Stated goal:
Retype, please, the listing from its opening line through the line that contains "const bodyStep = 0.0792;", both included, without the pictures.

___ Material

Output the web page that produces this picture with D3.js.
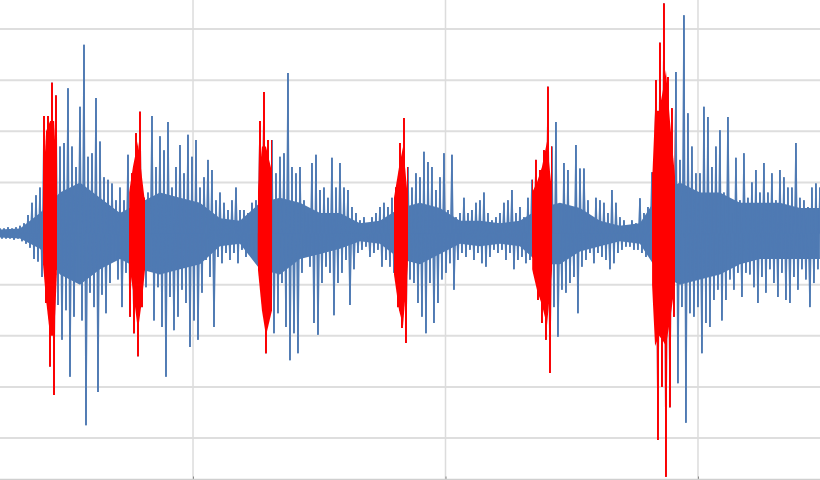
<!DOCTYPE html>
<html>
<head>
<meta charset="utf-8">
<script src="https://cdn.jsdelivr.net/npm/d3@7"></script>
<style>
  html, body { margin: 0; padding: 0; background: #fff; }
  svg { display: block; }
</style>
</head>
<body>
<svg id="chart" width="820" height="480"></svg>
<script>
// time window shown (seconds) and sample spacing
const tStart = 0.2356;
const tEnd = 3.4832;
const peakStep = 0.01584;
const bodyStep = 0.0792;

// peak amplitude per short window: positive swing and negative swing
const upper = [
  1, 1, 1.2, 1, 1.2, 1.5, 2, 3.6, 6, 7.5,
  9, 23, 23, 29.5, 27, 17, 17.7, 28.4, 17, 13,
  24.8, 36.9, 15, 15.7, 26.5, 18, 11, 10.5, 9.8, 6.5,
  9, 6.5, 15.4, 11.8, 19.6, 23.8, 7, 8, 23, 13,
  19, 16.3, 21.8, 9, 13, 17.3, 11.8, 19.3, 15, 18.3,
  9, 11, 14.4, 12.4, 6.5, 8, 6, 4.6, 6.5, 9,
  4.6, 4.6, 4, 6, 6.5, 22, 27.7, 18.3, 18.3, 11.8,
  15, 15.7, 31.4, 13, 11.8, 13, 6.5, 4, 13.8, 15.4,
  8.5, 9, 7, 14.8, 9, 13.8, 9, 8.5, 5.2, 4,
  2.6, 3.2, 2, 3.2, 4, 5.2, 6, 5.2, 7, 9,
  17.7, 22.6, 13, 9, 11.8, 11, 16, 14, 13, 8.5,
  11, 15.7, 4.6, 15.4, 3.2, 4, 7, 4, 4.6, 6,
  6.5, 8, 4, 2.6, 3.2, 4, 6, 6.5, 8.5, 4,
  5.2, 3.2, 7, 10.5, 14.4, 12.4, 16.3, 28.7, 17, 21.8,
  5.2, 13.8, 12.4, 5.2, 17.3, 12.7, 12.7, 6.5, 3.2, 7,
  6.5, 6, 4, 8.5, 6, 3.2, 2.6, 1.3, 2.6, 2,
  6.9, 4, 5.2, 12, 30, 37.3, 45, 30.6, 24.5, 31.6,
  14.4, 42.7, 23.5, 17, 11.8, 11.8, 24.8, 22.8, 13, 17,
  20.2, 8, 22.8, 4, 14.8, 6.5, 15.7, 7, 10, 12.4,
  8, 13.8, 8, 11.8, 6.5, 12.4, 11, 9, 9, 17.7,
  7, 6.5, 5.2, 9, 9.8, 9
];
const lower = [
  -1, -1, -1, -1.2, -1, -1.5, -2, -2.8, -5, -5.5,
  -8.5, -13.6, -26, -31.6, -14, -20.8, -15, -28, -16.3, -8.5,
  -17, -37.5, -11.6, -14.4, -31, -12, -15.6, -9.7, -5.2, -9,
  -14.4, -7.7, -16.3, -19.5, -24, -14.4, -10.5, -6.5, -17, -10.5,
  -18.3, -28, -12.4, -18.9, -16.3, -11, -13.6, -22.2, -17, -20.8,
  -11.6, -5.2, -8.5, -18.3, -4.6, -5.8, -3.8, -5.2, -3.8, -5.8,
  -3.2, -4.6, -2.6, -3.8, -5.2, -11, -23.4, -15.6, -19.5, -15.6,
  -9.7, -18.3, -24.8, -19.5, -23.4, -7.7, -4.6, -6.5, -17.5, -19.8,
  -9.7, -6.5, -7.7, -16, -9.7, -7.7, -5.2, -14, -7, -3.8,
  -3.2, -2.6, -4.6, -3.8, -3.2, -6.5, -5.2, -6.5, -7.7, -14.4,
  -18.5, -21.4, -9, -9.7, -13.6, -16.3, -19.5, -9.7, -17.5, -13.6,
  -9, -7.7, -5.8, -11, -5.2, -3.8, -4.6, -3.2, -5.2, -3.8,
  -5.8, -6.5, -4.6, -3.2, -3.8, -3.2, -5.2, -3.8, -7, -5.2,
  -4.6, -5.8, -5.2, -7, -13, -17.5, -20.8, -27.3, -14.4, -20.2,
  -11, -11.6, -9.7, -8.5, -15.6, -6.5, -5.2, -3.8, -5.8, -3.8,
  -4.6, -5.2, -7, -5.8, -3.8, -3.2, -2.6, -2.6, -3.2, -3.2,
  -3.8, -4.6, -3.2, -9, -40.4, -30, -47.6, -34, -16.3, -29.3,
  -14.4, -37, -15.6, -16.3, -14.4, -23.4, -17.5, -18.3, -13, -11,
  -17, -13, -9, -11, -7.7, -12.4, -7.7, -8, -10.5, -13.6,
  -8.5, -11.6, -7, -9.7, -12.4, -7.7, -13, -13.6, -8.5, -11,
  -7, -9, -14.4, -9.7, -7, -7.7
];

// dense body of the signal, coarser windows
const bodyUpper = [
  0.8, 1, 4, 8, 10, 7, 4, 6, 8, 7,
  6, 3, 2.5, 6, 7, 6, 4, 4, 2, 2.5,
  5, 6, 5, 2.5, 2.5, 2, 2.5, 5, 6, 5,
  2.5, 1.5, 2, 8, 10, 8, 8, 6, 6, 6,
  5, 5
];
const bodyLower = [
  -0.8, -1, -3, -8, -10, -7, -5, -7, -8, -7,
  -6, -2.5, -2, -7, -8, -5, -4, -3, -1.5, -2,
  -5, -6, -4, -2, -2.5, -2, -2.5, -6, -6, -3.5,
  -2.5, -1.5, -2, -8, -10, -9, -8, -6, -5, -5,
  -5, -5
];

// highlighted stretches (seconds)
const highlights = [
  [0.406, 0.461], [0.747, 0.810], [1.257, 1.313],
  [1.796, 1.851], [2.343, 2.422], [2.818, 2.909]
];

// dense body inside each highlighted stretch: [time, top, bottom]
const highlightBody = [
  [[0.406, 8, -6], [0.418, 20, -13], [0.434, 22, -20], [0.450, 22, -20], [0.461, 10, -8]],
  [[0.747, 8, -6], [0.762, 13, -11], [0.782, 18, -19], [0.798, 11, -13], [0.810, 6, -7]],
  [[1.257, 8, -7], [1.273, 17, -15], [1.289, 17, -20], [1.313, 12, -15]],
  [[1.796, 7, -8], [1.816, 13, -15], [1.832, 17, -18], [1.851, 7, -6]],
  [[2.343, 8, -7], [2.362, 10, -11], [2.382, 13, -14], [2.402, 18, -18], [2.422, 8, -7]],
  [[2.818, 10, -10], [2.830, 24, -22], [2.846, 24, -20], [2.861, 28, -21],
   [2.873, 32, -22], [2.889, 22, -17], [2.909, 11, -10]]
];

const xTicks = [1, 2, 3];
const yGrid = [-40, -30, -20, -10, 0, 10, 20, 30, 40];

const width = 820;
const height = 480;
const axisY = 479.5;
const blue = '#4f7ab3';
const red = '#ff0000';

const svg = d3.select('#chart');

const x = d3.scaleLinear().domain([tStart, tEnd]).range([0, width]);
const y = d3.scaleLinear().domain([-40, 40]).range([438, 29]);

// grid
svg.append('g')
  .selectAll('line')
  .data(yGrid)
  .join('line')
  .attr('x1', 0)
  .attr('x2', width)
  .attr('y1', d => y(d))
  .attr('y2', d => y(d))
  .attr('stroke', '#dedede')
  .attr('stroke-width', 2);

svg.append('g')
  .selectAll('line')
  .data(xTicks)
  .join('line')
  .attr('x1', d => x(d))
  .attr('x2', d => x(d))
  .attr('y1', 0)
  .attr('y2', axisY)
  .attr('stroke', '#dcdcdc')
  .attr('stroke-width', 1.5);

// bottom axis
const xAxis = d3.axisBottom(x).tickValues(xTicks).tickSize(3).tickFormat('');
const axisG = svg.append('g')
  .attr('transform', `translate(0,${axisY - 3})`)
  .call(xAxis);
axisG.select('.domain').remove();
axisG.selectAll('.tick line').attr('stroke', '#888');
svg.append('line')
  .attr('x1', 0).attr('x2', width)
  .attr('y1', axisY).attr('y2', axisY)
  .attr('stroke', '#cfcfcf')
  .attr('stroke-width', 1.5);

// signal body
const body = bodyUpper.map((u, i) => ({ t: tStart + i * bodyStep, u, l: bodyLower[i] }));
const bodyArea = d3.area()
  .x(d => x(d.t))
  .y0(d => y(d.l))
  .y1(d => y(d.u));

// peaks: positive peak, then negative peak half a window later
const peaks = upper.map((u, i) => ({ t: tStart + i * peakStep, u, l: lower[i] }));
const wave = [];
peaks.forEach(p => {
  wave.push([p.t, p.u]);
  wave.push([p.t + peakStep / 2, p.l]);
});
const waveLine = d3.line()
  .x(d => x(d[0]))
  .y(d => y(d[1]));

function drawSignal(g, color) {
  g.append('path')
    .datum(body)
    .attr('d', bodyArea)
    .attr('fill', color);

  g.append('path')
    .datum(wave)
    .attr('d', waveLine)
    .attr('fill', 'none')
    .attr('stroke', color)
    .attr('stroke-width', 1.3);

  g.append('g')
    .selectAll('line')
    .data(peaks)
    .join('line')
    .attr('x1', d => x(d.t))
    .attr('x2', d => x(d.t))
    .attr('y1', d => y(d.u))
    .attr('y2', y(0))
    .attr('stroke', color)
    .attr('stroke-width', 1.8);

  g.append('g')
    .selectAll('line')
    .data(peaks)
    .join('line')
    .attr('x1', d => x(d.t + peakStep / 2))
    .attr('x2', d => x(d.t + peakStep / 2))
    .attr('y1', y(0))
    .attr('y2', d => y(d.l))
    .attr('stroke', color)
    .attr('stroke-width', 1.8);
}

drawSignal(svg.append('g'), blue);

const clip = svg.append('clipPath').attr('id', 'hl');
clip.selectAll('rect')
  .data(highlights)
  .join('rect')
  .attr('x', d => x(d[0]))
  .attr('width', d => x(d[1]) - x(d[0]))
  .attr('y', 0)
  .attr('height', height);

const redG = svg.append('g').attr('clip-path', 'url(#hl)');
drawSignal(redG, red);

const hlArea = d3.area()
  .x(d => x(d[0]))
  .y0(d => y(d[2]))
  .y1(d => y(d[1]));

redG.append('g')
  .selectAll('path')
  .data(highlightBody)
  .join('path')
  .attr('d', hlArea)
  .attr('fill', red);
</script>
</body>
</html>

______

Result:
Output the web page that produces this picture with D3.js.
<!DOCTYPE html>
<html>
<head>
<meta charset="utf-8">
<script src="https://cdn.jsdelivr.net/npm/d3@7"></script>
<style>
  html, body { margin: 0; padding: 0; background: #fff; }
  svg { display: block; }
</style>
</head>
<body>
<svg id="chart" width="820" height="480"></svg>
<script>
// time window shown (seconds) and sample spacing
const tStart = 0.2356;
const tEnd = 3.4832;
const peakStep = 0.01584;
const bodyStep = 0.0792;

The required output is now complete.